25. Sur le montant du préjudice subi, le tribunal a constaté que l’absence de sauvegarde de la société Ipset a désorganisé la société Ferreira Bâtiment ; que cette dernière a été contrainte de faire appel à des intérimaires, de sous-traiter diverses prestations techniques pour des chantiers, et qu’il résulte des pièces versées au débat, et notamment des factures fournies par la société Ferreira Bâtiment, que son préjudice au titre des prestations commandées à des tiers s’élève à la somme de 56.559,39 euros HT. Il a ainsi fait droit à la demande en paiement de cette somme.
26. La cour ne peut que confirmer le jugement déféré sur ce point, puisque l’appelante a été dans l’incapacité de fournir une sauvegarde des données réalisée dans le délai maximal de sept jours précédant l’intrusion dans le serveur de l’intimée. L’assureur de l’appelante a dénié toute garantie, la prestation de sauvegarde de données n’étant pas couverte par la police d’assurance. L’intimée justifie de factures concernant la sous-traitance d’un chantier, le recours à un bureau d’études pour la reprise de plans, l’emploi d’un salarié intérimaire en mars 2019 pour reconstituer ses données, le recours à un consultant en gestion pour la remise à jour de la comptabilité.
27. Concernant le temps passé sur la reconstitution des données, le tribunal de commerce a estimé que la société Ferreira Bâtiment a chargé trois personnes de ces missions, mais qu’elle échoue à apporter la preuve du coût réel de ce temps passé. Il a ainsi débouté la société Ferreira Bâtiment de sa demande en paiement de la somme de 33.571,54 euros au titre du temps passé sur la reconstitution des données.

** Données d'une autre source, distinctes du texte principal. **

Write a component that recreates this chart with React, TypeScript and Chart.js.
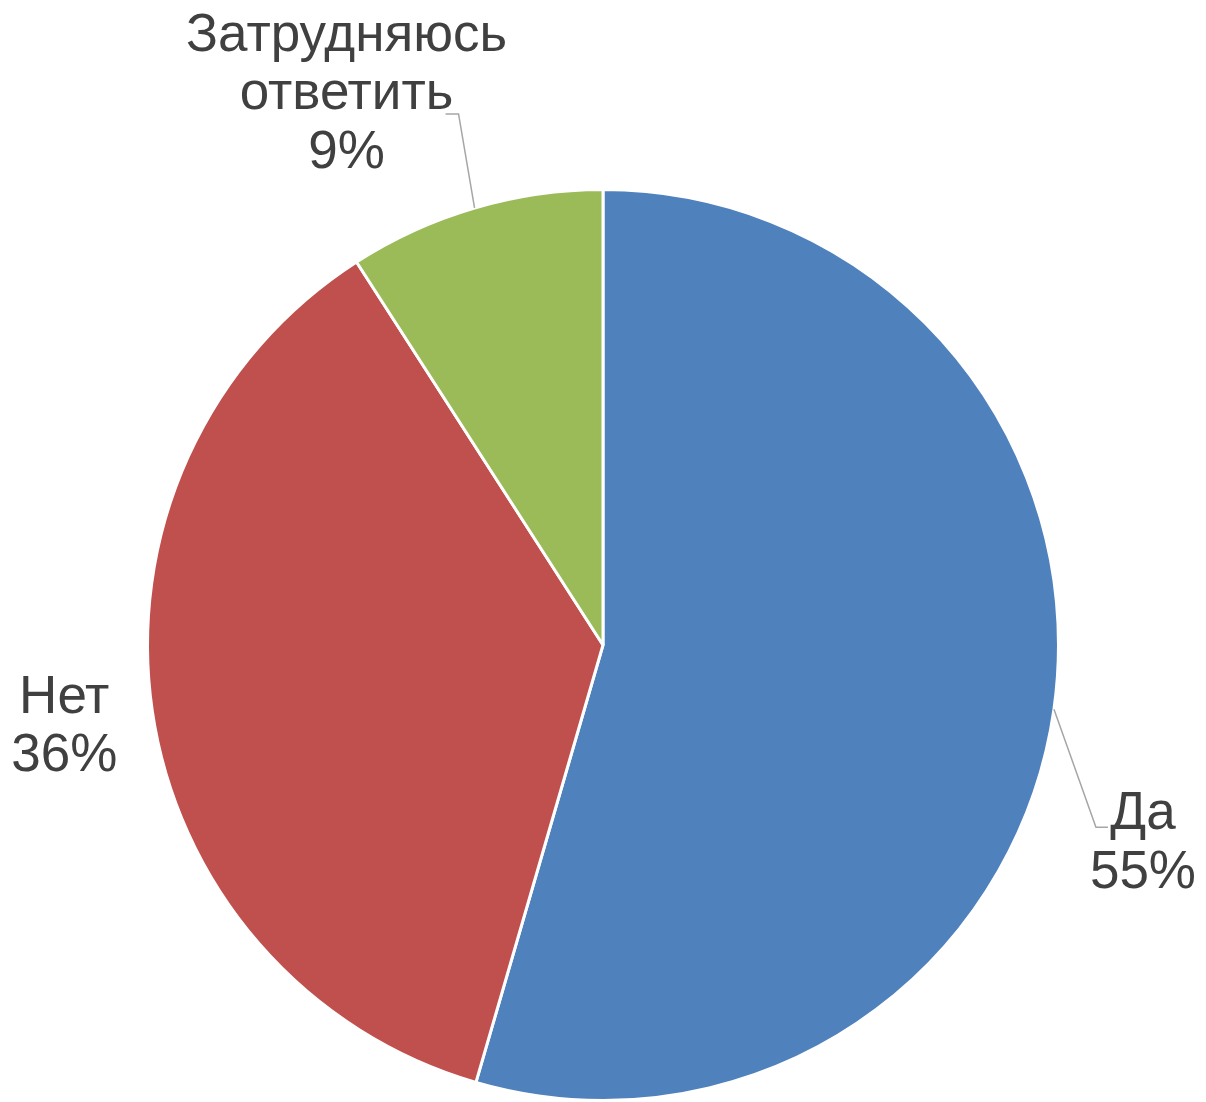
import React, { useEffect, useRef } from "react";
import { Chart, registerables } from "chart.js";

Chart.register(...registerables);

const categories = ["Да", "Нет", "Затрудняюсь ответить"];
const values = [54.5, 36.4, 9.1];
const percentLabels = ["55%", "36%", "9%"];
const labelLines = [["Да", "55%"], ["Нет", "36%"], ["Затрудняюсь", "ответить", "9%"]];
const colors = ["#4F81BD", "#C0504D", "#9BBB59"];

// label placement relative to the slice's mid-angle point on the rim (style only)
const labelPlacement = [
  { dx: 89, dy: 120, leader: [[42, 118], [54, 118]] },
  { dx: -88, dy: 2, leader: null },
  { dx: -128, dy: -157, leader: [[-16, -94], [-29, -94]] },
];

const LINE_H = 58.5;
const FONT = '53px "Liberation Sans", Arial, sans-serif';

const labelPlugin = {
  id: "outerLabels",
  afterDraw(chart: any) {
    const ctx = chart.ctx;
    const meta = chart.getDatasetMeta(0);
    meta.data.forEach((arc: any, i: number) => {
      const p = arc.getProps(["x", "y", "startAngle", "endAngle", "outerRadius"], true);
      const mid = (p.startAngle + p.endAngle) / 2;
      const ax = p.x + Math.cos(mid) * p.outerRadius;
      const ay = p.y + Math.sin(mid) * p.outerRadius;
      const pl = labelPlacement[i];
      ctx.save();
      if (pl.leader) {
        ctx.strokeStyle = "#A6A6A6";
        ctx.lineWidth = 1.5;
        ctx.beginPath();
        ctx.moveTo(ax, ay);
        pl.leader.forEach((pt: number[]) => ctx.lineTo(ax + pt[0], ay + pt[1]));
        ctx.stroke();
      }
      ctx.fillStyle = "#404040";
      ctx.font = FONT;
      ctx.textAlign = "center";
      ctx.textBaseline = "alphabetic";
      labelLines[i].forEach((line, k) => {
        ctx.fillText(line, ax + pl.dx, ay + pl.dy + k * LINE_H);
      });
      ctx.restore();
    });
  },
};

export default function App() {
  const ref = useRef<HTMLCanvasElement>(null);
  useEffect(() => {
    if (!ref.current) return;
    const chart = new Chart(ref.current, {
      type: "pie",
      data: {
        labels: categories,
        datasets: [
          {
            data: values,
            backgroundColor: colors,
            borderColor: "#FFFFFF",
            borderWidth: 3,
          },
        ],
      },
      options: {
        responsive: false,
        animation: false,
        devicePixelRatio: 1,
        layout: { padding: { top: 188, bottom: 0, left: 145, right: 145 } },
        plugins: {
          legend: { display: false },
          tooltip: { enabled: false },
        },
      },
      plugins: [labelPlugin],
    });
    return () => chart.destroy();
  }, []);
  return (
    <div style={{ position: "absolute", left: 0, top: 0, width: 1206, height: 1102, background: "#fff" }}>
      <canvas ref={ref} width={1206} height={1102} />
    </div>
  );
}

28. La cour note que cette demande repose sur une attestation de l’expert-comptable de l’intimée, comportant des tableaux de valorisation des charges de personnel liées au sinistre. Il est indiqué par l’expert-comptable que ces tableaux ont été réalisés à partir des fiches de paies des personnes concernées. Il en résulte que les données exploitées par cet expert-comptable ont été remises par l’intimée elle-même, sur la base d’éléments salariaux qu’elle a définis. Cette attestation ne permet pas de rapporter la preuve du coût réel du temps passé pour la reconstitution des données. Le jugement déféré sera également confirmé sur ce point.
29. Le tribunal a enfin estimé que la société Ferreira Bâtiment ne rapporte pas la preuve du préjudice causé par la perte des données et ainsi que sa demande de dommages-intérêts doit être écartée. La cour ne peut que confirmer cette motivation, la preuve de la perte d’une chance d’obtenir l’obtention de marchés n’étant pas rapportée.

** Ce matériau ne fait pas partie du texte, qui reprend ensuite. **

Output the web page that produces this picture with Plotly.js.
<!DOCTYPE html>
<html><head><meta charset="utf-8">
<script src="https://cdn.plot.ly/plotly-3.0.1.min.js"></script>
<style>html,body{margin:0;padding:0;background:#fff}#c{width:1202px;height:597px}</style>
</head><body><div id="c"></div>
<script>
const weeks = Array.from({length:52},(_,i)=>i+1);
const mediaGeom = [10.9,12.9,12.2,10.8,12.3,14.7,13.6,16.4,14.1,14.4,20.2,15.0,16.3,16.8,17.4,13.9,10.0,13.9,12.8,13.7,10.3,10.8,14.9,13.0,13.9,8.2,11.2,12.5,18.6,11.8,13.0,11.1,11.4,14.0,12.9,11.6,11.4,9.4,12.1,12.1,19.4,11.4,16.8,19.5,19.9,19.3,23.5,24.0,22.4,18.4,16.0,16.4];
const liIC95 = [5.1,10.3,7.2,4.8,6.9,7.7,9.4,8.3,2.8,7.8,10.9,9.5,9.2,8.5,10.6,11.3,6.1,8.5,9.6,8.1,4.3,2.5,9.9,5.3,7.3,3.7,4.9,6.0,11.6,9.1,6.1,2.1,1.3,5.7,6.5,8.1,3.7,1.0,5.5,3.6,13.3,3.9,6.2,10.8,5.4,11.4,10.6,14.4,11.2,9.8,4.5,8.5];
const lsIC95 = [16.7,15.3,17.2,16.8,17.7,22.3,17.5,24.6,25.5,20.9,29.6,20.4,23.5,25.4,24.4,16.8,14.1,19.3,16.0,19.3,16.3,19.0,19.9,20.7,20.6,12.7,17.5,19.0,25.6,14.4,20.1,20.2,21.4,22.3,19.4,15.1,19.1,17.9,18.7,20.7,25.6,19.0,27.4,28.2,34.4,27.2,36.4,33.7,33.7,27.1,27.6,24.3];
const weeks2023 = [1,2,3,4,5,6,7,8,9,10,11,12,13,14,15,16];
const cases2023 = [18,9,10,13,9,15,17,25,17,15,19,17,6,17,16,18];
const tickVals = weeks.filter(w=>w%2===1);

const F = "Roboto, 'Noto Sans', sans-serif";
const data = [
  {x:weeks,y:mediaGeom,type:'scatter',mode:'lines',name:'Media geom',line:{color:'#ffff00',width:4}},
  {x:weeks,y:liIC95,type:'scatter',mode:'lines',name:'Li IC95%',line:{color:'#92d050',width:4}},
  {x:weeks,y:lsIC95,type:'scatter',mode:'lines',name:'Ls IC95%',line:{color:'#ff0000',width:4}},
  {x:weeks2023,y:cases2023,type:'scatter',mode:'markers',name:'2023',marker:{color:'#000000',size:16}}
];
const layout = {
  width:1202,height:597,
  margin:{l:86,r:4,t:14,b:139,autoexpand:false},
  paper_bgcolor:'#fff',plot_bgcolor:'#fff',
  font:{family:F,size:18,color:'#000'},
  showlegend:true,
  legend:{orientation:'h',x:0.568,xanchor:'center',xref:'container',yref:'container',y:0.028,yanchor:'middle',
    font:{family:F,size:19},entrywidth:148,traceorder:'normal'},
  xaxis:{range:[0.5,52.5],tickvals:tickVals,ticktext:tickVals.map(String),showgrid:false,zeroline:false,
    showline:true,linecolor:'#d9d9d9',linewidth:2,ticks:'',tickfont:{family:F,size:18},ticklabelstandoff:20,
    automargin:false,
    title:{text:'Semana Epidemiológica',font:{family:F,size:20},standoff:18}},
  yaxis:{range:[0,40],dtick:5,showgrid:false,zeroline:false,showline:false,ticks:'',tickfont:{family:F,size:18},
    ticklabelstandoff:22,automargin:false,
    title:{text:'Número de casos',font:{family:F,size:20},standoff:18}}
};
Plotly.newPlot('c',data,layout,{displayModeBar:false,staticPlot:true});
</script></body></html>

30. En conséquence, le jugement déféré sera confirmé en toutes ses dispositions, sans qu’une expertise soit nécessaire à l’effet de déterminer la bonne ou mauvaise exécution par l’appelante de ses obligations, et de chiffrer les préjudices subis par l’intimée, en raison de l’ancienneté des faits et de préjudices infondés, ainsi qu’il a été indiqué plus haut. La société Ipset succombant en son appel sera condamnée à payer à la société Ferreira Bâtiment la somme complémentaire de 4.000 euros par application de l’article 700 du code de procédure civile, outre les dépens exposés en cause d’appel.
PAR CES MOTIFS
La Cour statuant publiquement, contradictoirement, par mise à disposition de l’arrêt au greffe de la Cour, les parties en ayant été préalablement avisées dans les conditions prévues au deuxième alinéa de l’article 450 du code de procédure civile, après en avoir délibéré conformément à la loi,
Vu les articles 1103 et suivants, 1231 et suivants du code civil ;
Confirme le jugement déféré en ses dispositions soumises à la cour ;
y ajoutant ;
Condamne la société Ipset à payer à la société Ferreira Bâtiment la somme complémentaire de 4.000 euros par application de l’article 700 du code de procédure civile
Condamne la société Ipset aux dépens exposés en cause d’appel ;
SIGNÉ par Mme FIGUET, Présidente et par Mme RICHET, Greffière à laquelle la minute de la décision a été remise par le magistrat signataire.